Regularization can help to solve undetermined (unidentifiable) problems. In deep learning the best performing models are large and heavily regularized.

Parameter norm penalties¶

We extend the objective function by introducing a norm penalty:

\[ \tilde{J}(\theta; X,y) = J(\theta; X,y ) + \alpha \Omega(\theta) \]
  • \(\Omega\) is the norm penalty on the weights \(\theta\)

  • \(\alpha \in [0, \infty]\) controls the influence of the norm penalty, larger values contribute more regularization, it may be different for different layers

If we minimize \(\tilde{J}\) we booth minimize the objective and the penalty. Based on the choice for \(\Omega\) we get different solutions.

Regularization is applied only to the weights of affine transformation not the bias terms.

L2 regularization (Weight Decay, Thinkov regularization)¶

\[\begin{split} \Omega(\theta) = \frac{1}{2}||w||^2_2 \\ w \leftarrow (1 - \epsilon \alpha)w - \epsilon \nabla J(w; X,y) \end{split}\]

This results in weight decay, at every step we shrink the weight by a constant factor.

After training weight decay results in shrinking the weights of a regularized proportional to the hessian of the loss function and the regularization strength.
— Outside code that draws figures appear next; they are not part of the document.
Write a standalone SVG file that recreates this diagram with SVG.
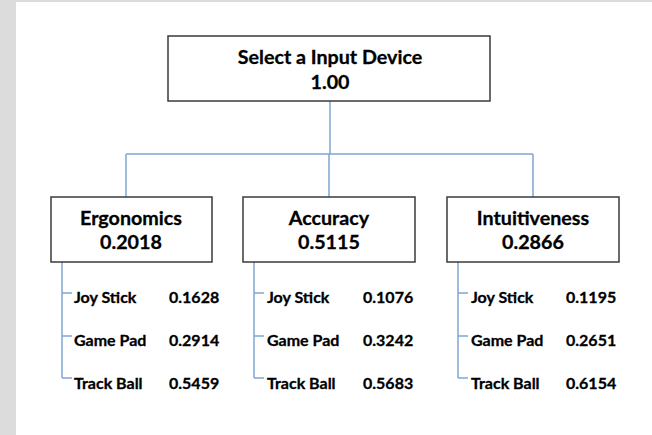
<svg xmlns="http://www.w3.org/2000/svg" width="652" height="435" viewBox="0 0 652 435">
  <style>
    .box { fill: #ffffff; stroke: #3a3a3a; stroke-width: 1.5; }
    .link { fill: none; stroke: #7fa6d4; stroke-width: 1.5; }
    .head { font-family: Lato, "Open Sans", sans-serif; font-weight: bold; font-size: 19.7px; fill: #000; stroke: #000; stroke-width: 0.3; text-anchor: middle; }
    .item { font-family: Lato, "Open Sans", sans-serif; font-weight: bold; font-size: 16px; fill: #000; stroke: #000; stroke-width: 0.3; }
  </style>
  <!-- page frame -->
  <rect x="0" y="0" width="652" height="435" fill="#dcdcdc"/>
  <rect x="16" y="2" width="636" height="433" fill="#ffffff"/>

  <g id="connectors">
    <path class="link" d="M330 101 V154 M126 154 H533 M126 154 V197 M329 154 V197 M533 154 V197"/>
    <path class="link" d="M62 262 V378 M62 293 H72 M62 336 H72 M62 378 H72"/>
    <path class="link" d="M254 262 V378 M254 293 H264 M254 336 H264 M254 378 H264"/>
    <path class="link" d="M458 262 V378 M458 293 H468 M458 336 H468 M458 378 H468"/>
  </g>

  <g id="root">
    <rect class="box" x="168" y="36" width="322" height="65"/>
    <text class="head" x="330" y="64">Select a Input Device</text>
    <text class="head" x="330" y="89">1.00</text>
  </g>

  <g id="ergonomics">
    <rect class="box" x="51" y="197" width="161" height="65"/>
    <text class="head" x="131" y="225">Ergonomics</text>
    <text class="head" x="131" y="249">0.2018</text>
    <text class="item" x="74" y="303">Joy Stick</text>
    <text class="item" x="169" y="303">0.1628</text>
    <text class="item" x="74" y="346">Game Pad</text>
    <text class="item" x="169" y="346">0.2914</text>
    <text class="item" x="74" y="389">Track Ball</text>
    <text class="item" x="169" y="389">0.5459</text>
  </g>

  <g id="accuracy">
    <rect class="box" x="243" y="197" width="172" height="65"/>
    <text class="head" x="329" y="225">Accuracy</text>
    <text class="head" x="329" y="249">0.5115</text>
    <text class="item" x="267" y="303">Joy Stick</text>
    <text class="item" x="363" y="303">0.1076</text>
    <text class="item" x="267" y="346">Game Pad</text>
    <text class="item" x="363" y="346">0.3242</text>
    <text class="item" x="267" y="389">Track Ball</text>
    <text class="item" x="363" y="389">0.5683</text>
  </g>

  <g id="intuitiveness">
    <rect class="box" x="447" y="197" width="172" height="65"/>
    <text class="head" x="533" y="225">Intuitiveness</text>
    <text class="head" x="533" y="249">0.2866</text>
    <text class="item" x="471" y="303">Joy Stick</text>
    <text class="item" x="566" y="303">0.1195</text>
    <text class="item" x="471" y="346">Game Pad</text>
    <text class="item" x="566" y="346">0.2651</text>
    <text class="item" x="471" y="389">Track Ball</text>
    <text class="item" x="566" y="389">0.6154</text>
  </g>
</svg>
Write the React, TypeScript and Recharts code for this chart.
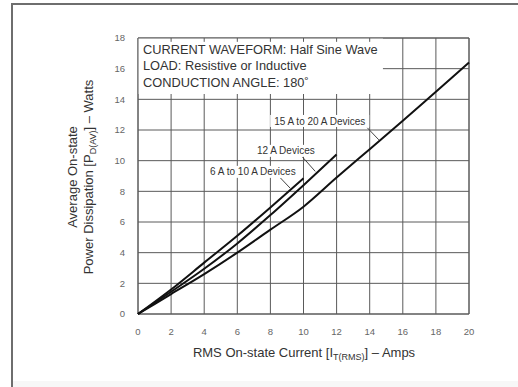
import React from 'react';
import {LineChart, Line, XAxis, YAxis, CartesianGrid, ReferenceArea, ReferenceLine, ReferenceDot} from 'recharts';

// RMS current (A) and average power dissipation (W) for each device group
const xSmall = [0, 2, 4, 6, 8, 10];
const ySmall = [0, 1.6, 3.35, 5.1, 6.95, 8.85];

const xMid = [0, 2, 4, 6, 8, 10, 12];
const yMid = [0, 1.45, 2.95, 4.6, 6.45, 8.4, 10.4];

const xLarge = [0, 2, 4, 6, 8, 10, 12, 14, 16, 18, 20];
const yLarge = [0, 1.3, 2.6, 4.0, 5.5, 7.0, 8.9, 10.75, 12.6, 14.5, 16.4];

const xTicks = [0, 2, 4, 6, 8, 10, 12, 14, 16, 18, 20];
const yTicks = [0, 2, 4, 6, 8, 10, 12, 14, 16, 18];
const topTicks = [2, 4, 6, 8, 10, 12, 14];

const annotationLines = [
    'CURRENT WAVEFORM: Half Sine Wave',
    'LOAD: Resistive or Inductive',
    'CONDUCTION ANGLE: 180˚',
];

// curve labels: text, label anchor, leader line start/end
const curveLabels = [
    {text: '15 A to 20 A Devices', x: 10.98, y: 12.59, from: [13.86, 12.14], to: [14.55, 11.36]},
    {text: '12 A Devices', x: 8.93, y: 10.64, from: [9.93, 10.25], to: [10.71, 9.3]},
    {text: '6 A to 10 A Devices', x: 6.94, y: 9.27, from: [8.6, 8.88], to: [9.2, 8.2]},
];

const FONT = '"Liberation Sans", Arial, Helvetica, sans-serif';
const GRID = '#5a5a5a';

const toPoints = (xs: number[], ys: number[]) => xs.map((x, i) => ({x, y: ys[i]}));

function BoxText(props: any) {
    const vb = props.viewBox || {};
    const left = (vb.x ?? 138) + 5;
    const top = vb.y ?? 38;
    return (
        <text fontFamily={FONT} fontSize={12.8} fill="#333">
            {annotationLines.map((line, i) => (
                <tspan key={i} x={left} y={top + 16 + i * 16.4}>{line}</tspan>
            ))}
        </text>
    );
}

// curve label with a white backing so the grid breaks behind it
function CurveLabel(props: any) {
    const vb = props.viewBox || {};
    const cx = (vb.x ?? 0) + (vb.width ?? 0) / 2;
    const cy = (vb.y ?? 0) + (vb.height ?? 0) / 2;
    const w = props.text.length * 4.75 + 4;
    return (
        <g>
            <rect x={cx - w / 2} y={cy - 6} width={w} height={12} fill="#fff"/>
            <text x={cx} y={cy + 3.6} textAnchor="middle" fontFamily={FONT} fontSize={10} fill="#333">
                {props.text}
            </text>
        </g>
    );
}

function XTitle() {
    return (
        <text x={304} y={357} textAnchor="middle" fontFamily={FONT} fontSize={13} fill="#333">
            RMS On-state Current [I
            <tspan fontSize={9} dy={3}>T(RMS)</tspan>
            <tspan dy={-3}>] – Amps</tspan>
        </text>
    );
}

function YTitle() {
    return (
        <g fontFamily={FONT} fontSize={13} fill="#333">
            <text x={77} y={177} textAnchor="middle" transform="rotate(-90 77 177)">
                Average On-state
            </text>
            <text x={93} y={177} textAnchor="middle" transform="rotate(-90 93 177)">
                Power Dissipation [P
                <tspan fontSize={9} dy={3}>D(AV)</tspan>
                <tspan dy={-3}>] – Watts</tspan>
            </text>
        </g>
    );
}

export default function App() {
    const tickStyle = {fontSize: 9.5, fill: '#666', fontFamily: FONT};
    return (
        <div style={{position: 'absolute', left: 0, top: 0, width: 518, height: 387, background: '#fff', overflow: 'hidden'}}>
            <div style={{position: 'absolute', left: 11, top: 3, right: 0, bottom: 0, borderLeft: '2px solid #6e6e6e', borderTop: '2px solid #6e6e6e'}}/>
            <div style={{position: 'absolute', left: 13, top: 381, right: 0, bottom: 0, background: '#f7f7f7'}}/>
            <div style={{position: 'absolute', left: 0, top: 0}}>
                <LineChart width={518} height={387} margin={{top: 38, right: 49, bottom: 43, left: 0}}>
                    <CartesianGrid stroke={GRID} strokeWidth={1}/>
                    <XAxis
                        type="number"
                        dataKey="x"
                        domain={[0, 20]}
                        ticks={xTicks}
                        height={30}
                        axisLine={false}
                        tickLine={false}
                        tickSize={0}
                        tickMargin={14}
                        tick={tickStyle}
                        label={<XTitle/>}
                    />
                    <YAxis
                        type="number"
                        domain={[0, 18]}
                        ticks={yTicks}
                        width={138}
                        axisLine={false}
                        tickLine={false}
                        tickSize={0}
                        tickMargin={13}
                        tick={tickStyle}
                        label={<YTitle/>}
                    />
                    <ReferenceArea x1={0} x2={14.8} y1={14.35} y2={18} fill="#fff" fillOpacity={1} stroke="none" label={<BoxText/>}/>
                    <ReferenceArea x1={0} x2={20} y1={0} y2={18} fill="none" stroke={GRID} strokeWidth={1}/>
                    {topTicks.map(t => (
                        <ReferenceLine key={t} segment={[{x: t, y: 18}, {x: t, y: 17.75}]} stroke={GRID}/>
                    ))}
                    {curveLabels.map(c => (
                        <ReferenceDot
                            key={c.text + '-dot'}
                            x={c.x}
                            y={c.y}
                            r={0}
                            fill="none"
                            stroke="none"
                            label={<CurveLabel text={c.text}/>}
                        />
                    ))}
                    {curveLabels.map(c => (
                        <ReferenceLine key={c.text} segment={[{x: c.from[0], y: c.from[1]}, {x: c.to[0], y: c.to[1]}]} stroke="#444" strokeWidth={1}/>
                    ))}
                    <Line data={toPoints(xLarge, yLarge)} dataKey="y" type="monotone" stroke="#111" strokeWidth={2} dot={false} isAnimationActive={false}/>
                    <Line data={toPoints(xMid, yMid)} dataKey="y" type="monotone" stroke="#111" strokeWidth={2} dot={false} isAnimationActive={false}/>
                    <Line data={toPoints(xSmall, ySmall)} dataKey="y" type="monotone" stroke="#111" strokeWidth={2} dot={false} isAnimationActive={false}/>
                </LineChart>
            </div>
        </div>
    );
}
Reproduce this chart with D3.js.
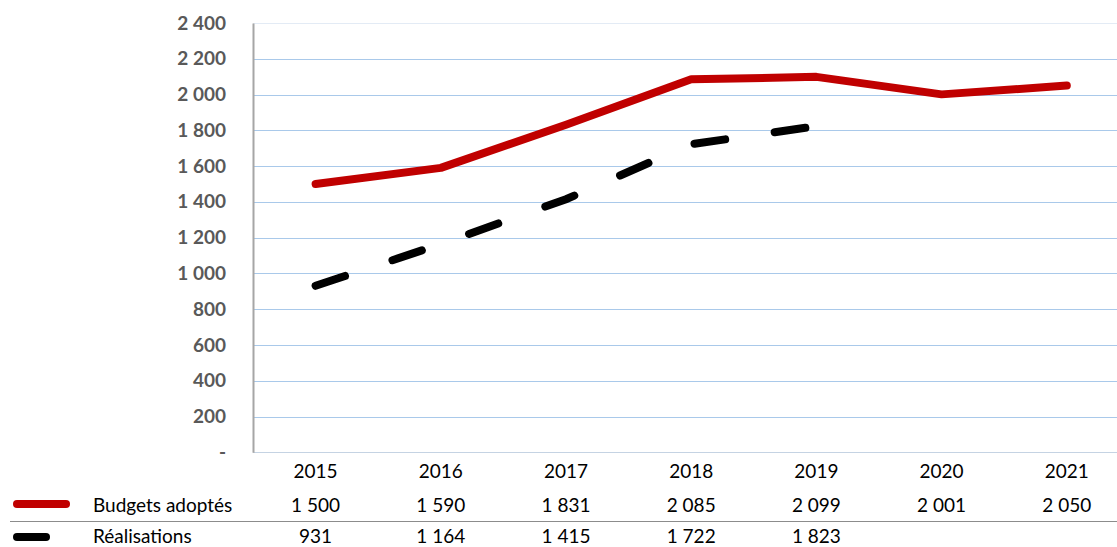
<!DOCTYPE html>
<html>
<head>
<meta charset="utf-8">
<script src="https://cdn.jsdelivr.net/npm/d3@7"></script>
<style>
  body { margin: 0; background: #fff; }
  svg { display: block; font-family: Lato, "Open Sans", sans-serif; }
</style>
</head>
<body>
<div id="chart"></div>
<script>
const years = ['2015', '2016', '2017', '2018', '2019', '2020', '2021']
const budgets = [1500, 1590, 1831, 2085, 2099, 2001, 2050]
const realisations = [931, 1164, 1415, 1722, 1823, null, null]
const seriesNames = ['Budgets adoptés', 'Réalisations']
const yTicks = [0, 200, 400, 600, 800, 1000, 1200, 1400, 1600, 1800, 2000, 2200, 2400]

const width = 1117
const height = 547
const plotLeft = 253
const plotTop = 23
const plotBottom = 452.3

const svg = d3.select('#chart').append('svg')
  .attr('width', width)
  .attr('height', height)

const x = d3.scaleBand()
  .domain(years)
  .range([plotLeft, plotLeft + 7 * 125.2])

const y = d3.scaleLinear()
  .domain([0, 2400])
  .range([plotBottom, plotTop])

const fr = d3.formatLocale({ decimal: ',', thousands: '\u00a0', grouping: [3], currency: ['', ' €'] })
const fmt = v => v === 0 ? '-' : fr.format(',')(v)

// gridlines
svg.append('g')
  .selectAll('line')
  .data(yTicks)
  .join('line')
  .attr('x1', plotLeft)
  .attr('x2', width)
  .attr('y1', d => Math.round(y(d)) + 0.5)
  .attr('y2', d => Math.round(y(d)) + 0.5)
  .attr('stroke', d => d === 2400 ? '#e3ebf5' : (d === 0 ? '#c5d3e3' : '#a9c9ea'))
  .attr('stroke-width', 1)

// y axis
const yAxis = svg.append('g')
  .attr('transform', `translate(${plotLeft},0)`)
  .call(d3.axisLeft(y).tickValues(yTicks).tickSize(0).tickPadding(27).tickFormat(fmt))
yAxis.select('.domain')
  .attr('stroke', '#a6a6a6')
  .attr('stroke-width', 2)
yAxis.selectAll('text')
  .attr('fill', '#595959')
  .style('font-size', '19px')
  .style('font-weight', 'bold')
  .style('font-family', 'Lato, "Open Sans", sans-serif')

const cx = d => x(d) + x.bandwidth() / 2

// lines
const line = d3.line()
  .defined(d => d.v != null)
  .x(d => cx(d.year))
  .y(d => y(d.v))

svg.append('path')
  .datum(years.map((year, i) => ({ year, v: budgets[i] })))
  .attr('d', line)
  .attr('fill', 'none')
  .attr('stroke', '#c00000')
  .attr('stroke-width', 8)
  .attr('stroke-linecap', 'round')
  .attr('stroke-linejoin', 'round')

svg.append('path')
  .datum(years.map((year, i) => ({ year, v: realisations[i] })))
  .attr('d', line)
  .attr('fill', 'none')
  .attr('stroke', '#000')
  .attr('stroke-width', 8)
  .attr('stroke-linecap', 'round')
  .attr('stroke-dasharray', '31,50')

// data table
const rowY = [471, 505, 536]
const table = svg.append('g')
  .style('font-size', '19px')
  .attr('fill', '#000')

table.selectAll('text.year')
  .data(years)
  .join('text')
  .attr('class', 'year')
  .attr('x', d => cx(d))
  .attr('y', rowY[0])
  .attr('dy', '0.35em')
  .attr('text-anchor', 'middle')
  .text(d => d)

const rows = [budgets, realisations]
rows.forEach((vals, r) => {
  table.selectAll(`text.v${r}`)
    .data(years.map((year, i) => ({ year, v: vals[i] })).filter(d => d.v != null))
    .join('text')
    .attr('class', `v${r}`)
    .attr('x', d => cx(d.year))
    .attr('y', rowY[r + 1])
    .attr('dy', '0.35em')
    .attr('text-anchor', 'middle')
    .text(d => fmt(d.v))

  table.append('text')
    .attr('x', 93)
    .attr('y', rowY[r + 1])
    .attr('dy', '0.35em')
    .text(seriesNames[r])
})

// legend keys
svg.append('line')
  .attr('x1', 17).attr('x2', 66)
  .attr('y1', 504).attr('y2', 504)
  .attr('stroke', '#c00000').attr('stroke-width', 8).attr('stroke-linecap', 'round')
svg.append('line')
  .attr('x1', 17).attr('x2', 46)
  .attr('y1', 537).attr('y2', 537)
  .attr('stroke', '#000').attr('stroke-width', 8).attr('stroke-linecap', 'round')

// table separator
svg.append('line')
  .attr('x1', 10).attr('x2', width)
  .attr('y1', 521.5).attr('y2', 521.5)
  .attr('stroke', '#8c8c8c').attr('stroke-width', 1.2)
</script>
</body>
</html>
\[ \tilde{w}_i = w^*_i - \frac{\lambda_i}{\lambda_i + \alpha} \]
  • \(w^*\) is the unregularized solution

  • \(\lambda_i\) is the ith eigenvalue of the hessian of the unregularized objective function, if \(\lambda_i\) is small than this direction contributes only little and it is shrunk more.

  • \(\alpha\) controls the strength of regularization

L1 regularization¶

\[\begin{split} \Omega(\theta) = ||w|| = \sum_i |w_i| \\ \tilde{J} (w;X,y) = \alpha ||w||_i + J(w;X,y) \\ \nabla \tilde{J} = \alpha \text{sign}(w) + \nabla_w J(w;X,y) \end{split}\]
  • the gradient does not scale linearly for each w but it is a linear factor with sign \(\text{sign}(w)\).

Noise robustness¶

If we add a small noise to the weights:

\[ \epsilon w \sim N(\epsilon; 0, \eta I) \]

This forces the parameters to go into regions where the space is relatively flat, thus a small perturbation of weights will lead only to a small change in the output.

Label smoothing¶

We inject noise at the target labels, thus we explicitly model error in the input. An example is to replace hard 0-1 assignment by scaling them up or down by a small number.

Early stopping¶

We stop training when we stop improving.

Dropout¶

Dropout approximates building an ensample of neural networks.